To develop a national or international protocol, the evaluation standards must be developed objectively by third parties and build in room for flexibility and opportunity for updates. The protocols must also ensure that local, state, or national goals and reporting needs are being addressed and are not over-specified or go beyond what is desired. Thus, an open and transparent process with opportunities for stakeholder input and participation needs to be encouraged and the crafters of the protocol must be willing to negotiate some elements (e.g., less rigor in the beginning versus more rigor in the future). In this process, uniform support for a national protocol from a divergent group of stakeholders may be very difficult to achieve, especially if that protocol were to increase costs or reporting requirements beyond acceptable levels.

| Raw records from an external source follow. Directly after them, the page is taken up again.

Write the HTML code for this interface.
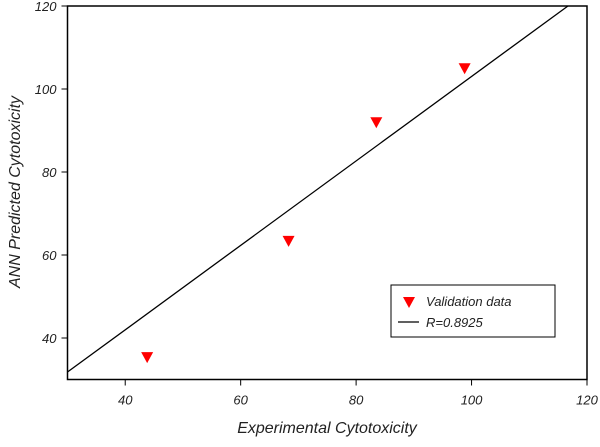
<!DOCTYPE html>
<html><head><meta charset="utf-8"><style>
body{margin:0;background:#fff;font-family:"Liberation Sans",Arial,sans-serif}
svg text{font-family:"Liberation Sans",Arial,sans-serif;font-style:italic}
</style></head><body>
<svg id="chart" width="600" height="442">
<g id="g"></g>
</svg>
<script>
const xTicks=[40,60,80,100,120];
const yTicks=[40,60,80,100,120];
const expX=[43.8,68.3,83.5,98.8];
const predY=[35.4,63.4,92,105];
const fitX=[30,116.7];
const fitY=[31.8,120];
const L=67.5,T=6,R=587,B=379.5;
const sx=v=>L+(v-30)*(R-L)/90;
const sy=v=>B-(v-30)*(B-T)/90;
const ns="http://www.w3.org/2000/svg";
const g=document.getElementById('g');
function mk(t,a,p){const e=document.createElementNS(ns,t);for(const k in a)e.setAttribute(k,a[k]);(p||g).appendChild(e);return e;}
const frame=mk('rect',{x:L,y:T,width:R-L,height:B-T,fill:'none',stroke:'#000','stroke-width':1.5});


xTicks.forEach(v=>{
 const t=mk('line',{x1:sx(v),x2:sx(v),y1:B,y2:B+6,stroke:'#000','stroke-width':1});
 
 
 const l=mk('text',{x:sx(v),y:B+25,'text-anchor':'middle','font-size':13,fill:'#222'});l.textContent=v;
 
 
});
yTicks.forEach(v=>{
 const t=mk('line',{x1:L-6,x2:L,y1:sy(v),y2:sy(v),stroke:'#000','stroke-width':1});
 
 
 const l=mk('text',{x:L-11,y:sy(v)+5,'text-anchor':'end','font-size':13,fill:'#222'});l.textContent=v;
 
 
});
const fl=mk('line',{x1:sx(fitX[0]),y1:sy(fitY[0]),x2:sx(fitX[1]),y2:sy(fitY[1]),stroke:'#000','stroke-width':1.3});


expX.forEach((x,i)=>{
 const px=sx(x),py=sy(predY[i]);
 const p=mk('polygon',{points:`${px-6},${py-5} ${px+6},${py-5} ${px},${py+6}`,fill:'#f00'});
 
 
});
</script>
<svg width="600" height="442" style="position:absolute;left:0;top:0">
<text x="327" y="433" text-anchor="middle" font-size="16" fill="#222">Experimental Cytotoxicity</text>
<text transform="translate(20,192) rotate(-90)" text-anchor="middle" font-size="16" fill="#222">ANN Predicted Cytotoxicity</text>
<g>
<rect x="391" y="285" width="164" height="52" fill="#fff" stroke="#000" stroke-width="1"/>
<polygon points="403,297 415,297 409,308" fill="#f00"/>
<text x="426" y="306" font-size="13" fill="#222">Validation data</text>
<line x1="398" y1="322" x2="419" y2="322" stroke="#000" stroke-width="1.2"/>
<text x="426" y="327" font-size="13" fill="#222">R=0.8925</text>
</g>
</svg>
</body></html>
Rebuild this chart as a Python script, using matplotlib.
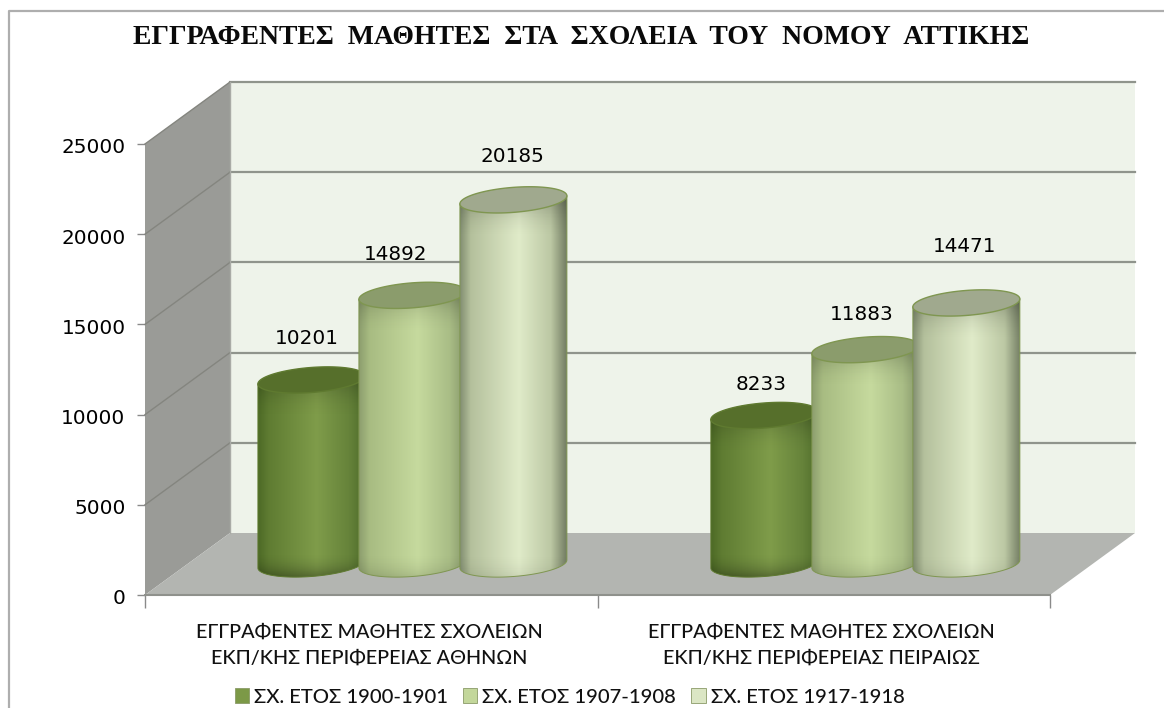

A key consideration in any move toward a widely applicable protocol must focus on the resources available to support that protocol’s application. An evaluation protocol that is based on an evaluation budget that is 8% of the portfolio’s resources may not be applicable for evaluations of programs that have fewer evaluation resources. On the other hand, if the protocol is based on the lower ends of the evaluation budget spectrum (e.g., 0.5-3%), then entities that need more reliable results must increase the evaluation rigor and move beyond the prescribed protocol (as well as be willing to pay for that reliability through an increased evaluation budget). In this case, the EM&V protocol would provide an array of evaluation categories: set a minimum level of rigor for all programs, but encourage evaluations to go beyond the minimum level of rigor, if the desire and budget are available. This condition would be similar to California’s EM&V protocols that encourage high rigor reliable studies, but allow the Commission to move to lower rigor approaches when higher rigor is not needed or wanted.